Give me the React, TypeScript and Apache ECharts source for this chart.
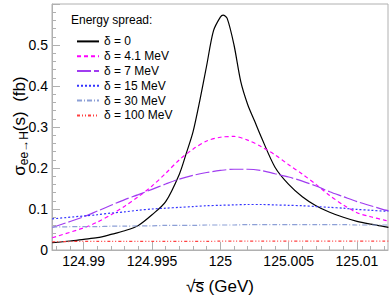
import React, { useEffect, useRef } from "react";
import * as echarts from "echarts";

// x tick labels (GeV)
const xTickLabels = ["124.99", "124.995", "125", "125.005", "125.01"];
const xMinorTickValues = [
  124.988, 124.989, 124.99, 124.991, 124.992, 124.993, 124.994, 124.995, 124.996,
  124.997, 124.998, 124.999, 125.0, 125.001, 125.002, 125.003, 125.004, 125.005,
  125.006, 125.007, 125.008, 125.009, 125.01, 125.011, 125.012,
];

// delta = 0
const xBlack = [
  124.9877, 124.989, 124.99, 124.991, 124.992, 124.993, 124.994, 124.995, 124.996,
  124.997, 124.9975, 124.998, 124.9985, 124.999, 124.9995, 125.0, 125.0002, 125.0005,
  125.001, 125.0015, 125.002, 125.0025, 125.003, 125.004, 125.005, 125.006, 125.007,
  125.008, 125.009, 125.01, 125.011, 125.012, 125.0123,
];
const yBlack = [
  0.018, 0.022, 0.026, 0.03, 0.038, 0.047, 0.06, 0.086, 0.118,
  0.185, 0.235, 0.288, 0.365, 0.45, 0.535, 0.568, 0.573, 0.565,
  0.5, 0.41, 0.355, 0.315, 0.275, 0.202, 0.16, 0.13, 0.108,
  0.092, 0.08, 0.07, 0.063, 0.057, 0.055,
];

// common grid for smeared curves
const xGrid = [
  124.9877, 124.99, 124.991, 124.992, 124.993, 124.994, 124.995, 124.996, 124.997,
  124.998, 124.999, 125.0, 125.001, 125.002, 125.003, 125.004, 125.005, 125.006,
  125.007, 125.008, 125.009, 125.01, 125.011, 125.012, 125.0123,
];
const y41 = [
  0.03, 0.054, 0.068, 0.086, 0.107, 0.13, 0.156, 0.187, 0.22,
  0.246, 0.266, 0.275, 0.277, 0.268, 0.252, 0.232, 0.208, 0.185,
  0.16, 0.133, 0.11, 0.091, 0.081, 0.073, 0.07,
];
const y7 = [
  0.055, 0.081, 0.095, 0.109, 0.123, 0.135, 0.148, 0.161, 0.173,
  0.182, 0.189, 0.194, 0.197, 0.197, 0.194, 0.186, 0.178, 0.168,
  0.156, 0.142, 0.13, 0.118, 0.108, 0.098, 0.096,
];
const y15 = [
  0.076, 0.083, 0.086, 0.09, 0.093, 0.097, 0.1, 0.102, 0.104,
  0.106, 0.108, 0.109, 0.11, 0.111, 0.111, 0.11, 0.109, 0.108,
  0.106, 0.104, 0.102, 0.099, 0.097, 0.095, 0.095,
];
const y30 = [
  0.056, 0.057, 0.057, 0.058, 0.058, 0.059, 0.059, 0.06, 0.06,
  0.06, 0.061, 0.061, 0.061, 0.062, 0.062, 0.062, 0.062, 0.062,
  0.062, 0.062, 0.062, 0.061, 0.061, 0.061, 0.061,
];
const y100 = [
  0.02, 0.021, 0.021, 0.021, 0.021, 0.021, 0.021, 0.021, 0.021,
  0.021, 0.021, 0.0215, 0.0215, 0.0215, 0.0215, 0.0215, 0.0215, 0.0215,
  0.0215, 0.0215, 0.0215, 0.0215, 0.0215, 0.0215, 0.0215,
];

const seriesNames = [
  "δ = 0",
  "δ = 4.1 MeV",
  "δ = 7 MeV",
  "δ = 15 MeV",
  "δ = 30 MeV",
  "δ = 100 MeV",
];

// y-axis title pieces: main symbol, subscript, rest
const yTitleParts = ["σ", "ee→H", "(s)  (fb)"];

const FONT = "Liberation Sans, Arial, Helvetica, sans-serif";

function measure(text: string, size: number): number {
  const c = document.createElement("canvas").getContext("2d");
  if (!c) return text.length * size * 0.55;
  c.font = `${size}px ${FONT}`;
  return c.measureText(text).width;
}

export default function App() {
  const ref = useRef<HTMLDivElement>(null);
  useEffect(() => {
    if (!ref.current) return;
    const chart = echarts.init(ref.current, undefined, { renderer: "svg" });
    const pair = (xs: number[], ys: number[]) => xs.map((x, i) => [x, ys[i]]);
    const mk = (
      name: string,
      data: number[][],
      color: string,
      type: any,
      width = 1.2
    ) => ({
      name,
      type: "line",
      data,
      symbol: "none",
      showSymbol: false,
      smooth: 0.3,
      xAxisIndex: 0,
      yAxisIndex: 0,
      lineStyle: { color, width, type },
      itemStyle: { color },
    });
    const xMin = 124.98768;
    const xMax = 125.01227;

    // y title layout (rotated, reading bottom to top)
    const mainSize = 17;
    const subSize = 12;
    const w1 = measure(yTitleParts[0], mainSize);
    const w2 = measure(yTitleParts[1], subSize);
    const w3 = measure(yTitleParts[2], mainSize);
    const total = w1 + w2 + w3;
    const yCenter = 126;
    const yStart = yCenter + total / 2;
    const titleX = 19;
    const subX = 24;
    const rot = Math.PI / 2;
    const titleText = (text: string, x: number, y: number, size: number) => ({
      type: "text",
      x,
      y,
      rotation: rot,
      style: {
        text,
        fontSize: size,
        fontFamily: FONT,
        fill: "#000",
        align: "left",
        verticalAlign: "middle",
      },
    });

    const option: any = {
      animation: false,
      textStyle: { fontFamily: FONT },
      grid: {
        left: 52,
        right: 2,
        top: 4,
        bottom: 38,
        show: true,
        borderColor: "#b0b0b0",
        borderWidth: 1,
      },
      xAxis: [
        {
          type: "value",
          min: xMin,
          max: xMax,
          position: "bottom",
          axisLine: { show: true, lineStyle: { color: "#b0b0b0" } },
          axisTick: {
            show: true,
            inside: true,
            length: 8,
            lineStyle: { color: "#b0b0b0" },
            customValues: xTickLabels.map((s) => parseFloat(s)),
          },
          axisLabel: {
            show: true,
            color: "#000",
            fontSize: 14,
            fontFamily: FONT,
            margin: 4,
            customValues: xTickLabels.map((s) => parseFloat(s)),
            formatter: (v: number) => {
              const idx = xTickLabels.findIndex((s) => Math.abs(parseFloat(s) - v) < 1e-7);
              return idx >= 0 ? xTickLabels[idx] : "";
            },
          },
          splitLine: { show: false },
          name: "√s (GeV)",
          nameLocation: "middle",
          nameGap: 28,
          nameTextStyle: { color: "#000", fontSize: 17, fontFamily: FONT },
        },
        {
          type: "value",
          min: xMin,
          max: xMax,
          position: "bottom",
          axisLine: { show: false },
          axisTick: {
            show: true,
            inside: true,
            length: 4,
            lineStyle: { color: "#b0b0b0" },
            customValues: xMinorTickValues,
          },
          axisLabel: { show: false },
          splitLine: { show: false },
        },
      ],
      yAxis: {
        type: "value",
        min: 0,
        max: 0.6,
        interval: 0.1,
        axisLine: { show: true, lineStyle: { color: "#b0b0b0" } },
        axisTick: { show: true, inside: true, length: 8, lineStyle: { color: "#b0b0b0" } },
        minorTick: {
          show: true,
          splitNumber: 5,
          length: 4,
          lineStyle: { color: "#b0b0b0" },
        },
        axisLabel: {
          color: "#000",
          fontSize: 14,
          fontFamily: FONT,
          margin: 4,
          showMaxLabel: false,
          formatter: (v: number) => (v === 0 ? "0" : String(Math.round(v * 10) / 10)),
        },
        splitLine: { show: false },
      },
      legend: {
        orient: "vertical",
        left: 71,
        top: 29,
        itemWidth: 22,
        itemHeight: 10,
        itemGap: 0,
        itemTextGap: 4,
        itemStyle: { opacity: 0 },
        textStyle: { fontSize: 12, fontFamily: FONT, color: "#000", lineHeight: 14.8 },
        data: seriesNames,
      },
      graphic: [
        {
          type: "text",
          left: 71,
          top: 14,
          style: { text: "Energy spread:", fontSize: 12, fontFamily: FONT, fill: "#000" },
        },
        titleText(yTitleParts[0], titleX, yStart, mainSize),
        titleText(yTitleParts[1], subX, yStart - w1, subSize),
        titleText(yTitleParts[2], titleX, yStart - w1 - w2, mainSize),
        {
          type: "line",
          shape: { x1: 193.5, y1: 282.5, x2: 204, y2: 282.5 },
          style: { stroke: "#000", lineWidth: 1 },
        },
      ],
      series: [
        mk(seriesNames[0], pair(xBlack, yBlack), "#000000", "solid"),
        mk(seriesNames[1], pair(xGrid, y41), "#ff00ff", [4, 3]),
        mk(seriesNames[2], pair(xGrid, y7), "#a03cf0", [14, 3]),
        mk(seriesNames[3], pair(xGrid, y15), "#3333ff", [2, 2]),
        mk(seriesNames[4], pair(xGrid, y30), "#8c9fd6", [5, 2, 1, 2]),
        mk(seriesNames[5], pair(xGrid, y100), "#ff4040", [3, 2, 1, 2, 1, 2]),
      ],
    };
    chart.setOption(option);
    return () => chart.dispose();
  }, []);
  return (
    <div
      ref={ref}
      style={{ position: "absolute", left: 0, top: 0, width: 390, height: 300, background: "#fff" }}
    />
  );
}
■ ■ ■ ■ ■
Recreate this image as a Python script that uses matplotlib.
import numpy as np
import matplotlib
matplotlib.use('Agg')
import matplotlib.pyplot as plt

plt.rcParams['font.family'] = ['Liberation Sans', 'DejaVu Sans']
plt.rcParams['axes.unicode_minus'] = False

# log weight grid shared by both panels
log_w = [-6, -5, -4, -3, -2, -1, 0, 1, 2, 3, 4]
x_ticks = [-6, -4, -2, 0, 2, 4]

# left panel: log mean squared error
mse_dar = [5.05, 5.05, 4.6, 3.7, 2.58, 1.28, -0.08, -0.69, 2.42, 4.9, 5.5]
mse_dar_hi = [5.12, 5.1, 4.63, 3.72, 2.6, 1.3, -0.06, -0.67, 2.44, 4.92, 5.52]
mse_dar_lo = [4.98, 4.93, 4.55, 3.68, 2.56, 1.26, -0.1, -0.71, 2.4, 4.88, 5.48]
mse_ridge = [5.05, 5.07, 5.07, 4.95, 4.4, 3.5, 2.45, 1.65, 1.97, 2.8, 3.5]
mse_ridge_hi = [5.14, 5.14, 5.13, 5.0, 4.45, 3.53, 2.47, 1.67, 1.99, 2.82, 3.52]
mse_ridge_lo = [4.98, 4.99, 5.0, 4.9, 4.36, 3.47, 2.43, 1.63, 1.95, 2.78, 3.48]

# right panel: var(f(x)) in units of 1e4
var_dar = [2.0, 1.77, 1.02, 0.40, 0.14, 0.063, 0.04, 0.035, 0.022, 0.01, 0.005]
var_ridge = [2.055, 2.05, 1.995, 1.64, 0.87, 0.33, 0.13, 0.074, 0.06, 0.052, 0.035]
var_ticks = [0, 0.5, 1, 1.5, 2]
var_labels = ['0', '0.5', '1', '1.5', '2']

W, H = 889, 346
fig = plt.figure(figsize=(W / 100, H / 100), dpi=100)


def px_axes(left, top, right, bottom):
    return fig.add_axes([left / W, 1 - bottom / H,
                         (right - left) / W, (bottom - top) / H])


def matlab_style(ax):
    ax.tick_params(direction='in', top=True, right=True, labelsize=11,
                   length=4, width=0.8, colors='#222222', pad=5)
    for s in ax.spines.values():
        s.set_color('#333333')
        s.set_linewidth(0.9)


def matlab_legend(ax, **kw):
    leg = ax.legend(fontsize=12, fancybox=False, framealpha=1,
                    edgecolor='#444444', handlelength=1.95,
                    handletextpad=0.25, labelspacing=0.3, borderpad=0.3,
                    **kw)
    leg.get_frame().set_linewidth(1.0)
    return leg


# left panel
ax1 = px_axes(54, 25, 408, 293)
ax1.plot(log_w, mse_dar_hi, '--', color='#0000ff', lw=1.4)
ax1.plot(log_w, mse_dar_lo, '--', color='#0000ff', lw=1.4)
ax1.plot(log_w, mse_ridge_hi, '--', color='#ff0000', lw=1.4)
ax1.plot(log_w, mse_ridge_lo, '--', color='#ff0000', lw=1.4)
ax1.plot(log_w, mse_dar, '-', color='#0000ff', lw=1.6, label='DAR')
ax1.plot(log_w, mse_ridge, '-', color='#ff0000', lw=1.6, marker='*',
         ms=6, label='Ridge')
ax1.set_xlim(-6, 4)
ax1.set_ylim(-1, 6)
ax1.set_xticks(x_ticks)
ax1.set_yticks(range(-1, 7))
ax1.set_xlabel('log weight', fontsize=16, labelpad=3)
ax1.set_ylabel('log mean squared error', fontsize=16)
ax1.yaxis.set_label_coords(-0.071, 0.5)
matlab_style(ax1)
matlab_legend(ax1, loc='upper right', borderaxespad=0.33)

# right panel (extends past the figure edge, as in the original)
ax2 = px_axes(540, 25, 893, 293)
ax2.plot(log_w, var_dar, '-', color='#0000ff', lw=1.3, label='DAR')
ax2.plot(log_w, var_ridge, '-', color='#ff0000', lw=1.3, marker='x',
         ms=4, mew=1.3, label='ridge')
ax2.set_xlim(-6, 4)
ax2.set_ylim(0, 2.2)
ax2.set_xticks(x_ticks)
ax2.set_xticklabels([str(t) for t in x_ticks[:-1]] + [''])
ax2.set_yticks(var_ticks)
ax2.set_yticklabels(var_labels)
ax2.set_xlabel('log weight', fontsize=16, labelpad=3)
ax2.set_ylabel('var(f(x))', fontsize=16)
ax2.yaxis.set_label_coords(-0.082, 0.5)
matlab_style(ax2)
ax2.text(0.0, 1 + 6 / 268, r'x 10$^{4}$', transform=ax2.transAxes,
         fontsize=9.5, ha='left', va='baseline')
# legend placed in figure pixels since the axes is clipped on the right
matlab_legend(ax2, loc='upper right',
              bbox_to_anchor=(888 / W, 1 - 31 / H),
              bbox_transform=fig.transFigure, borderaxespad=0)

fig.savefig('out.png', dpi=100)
■ ■ ■ ■ ■
**AIM:** Transcribe the lines above from the one with "Recreate this image" through the one with "fig = plt.figure(figsize=(W". Include both ends and leave out every other line.

**RESPONSE:**
Recreate this image as a Python script that uses matplotlib.
import numpy as np
import matplotlib
matplotlib.use('Agg')
import matplotlib.pyplot as plt

plt.rcParams['font.family'] = ['Liberation Sans', 'DejaVu Sans']
plt.rcParams['axes.unicode_minus'] = False

# log weight grid shared by both panels
log_w = [-6, -5, -4, -3, -2, -1, 0, 1, 2, 3, 4]
x_ticks = [-6, -4, -2, 0, 2, 4]

# left panel: log mean squared error
mse_dar = [5.05, 5.05, 4.6, 3.7, 2.58, 1.28, -0.08, -0.69, 2.42, 4.9, 5.5]
mse_dar_hi = [5.12, 5.1, 4.63, 3.72, 2.6, 1.3, -0.06, -0.67, 2.44, 4.92, 5.52]
mse_dar_lo = [4.98, 4.93, 4.55, 3.68, 2.56, 1.26, -0.1, -0.71, 2.4, 4.88, 5.48]
mse_ridge = [5.05, 5.07, 5.07, 4.95, 4.4, 3.5, 2.45, 1.65, 1.97, 2.8, 3.5]
mse_ridge_hi = [5.14, 5.14, 5.13, 5.0, 4.45, 3.53, 2.47, 1.67, 1.99, 2.82, 3.52]
mse_ridge_lo = [4.98, 4.99, 5.0, 4.9, 4.36, 3.47, 2.43, 1.63, 1.95, 2.78, 3.48]

# right panel: var(f(x)) in units of 1e4
var_dar = [2.0, 1.77, 1.02, 0.40, 0.14, 0.063, 0.04, 0.035, 0.022, 0.01, 0.005]
var_ridge = [2.055, 2.05, 1.995, 1.64, 0.87, 0.33, 0.13, 0.074, 0.06, 0.052, 0.035]
var_ticks = [0, 0.5, 1, 1.5, 2]
var_labels = ['0', '0.5', '1', '1.5', '2']

W, H = 889, 346
fig = plt.figure(figsize=(W / 100, H / 100), dpi=100)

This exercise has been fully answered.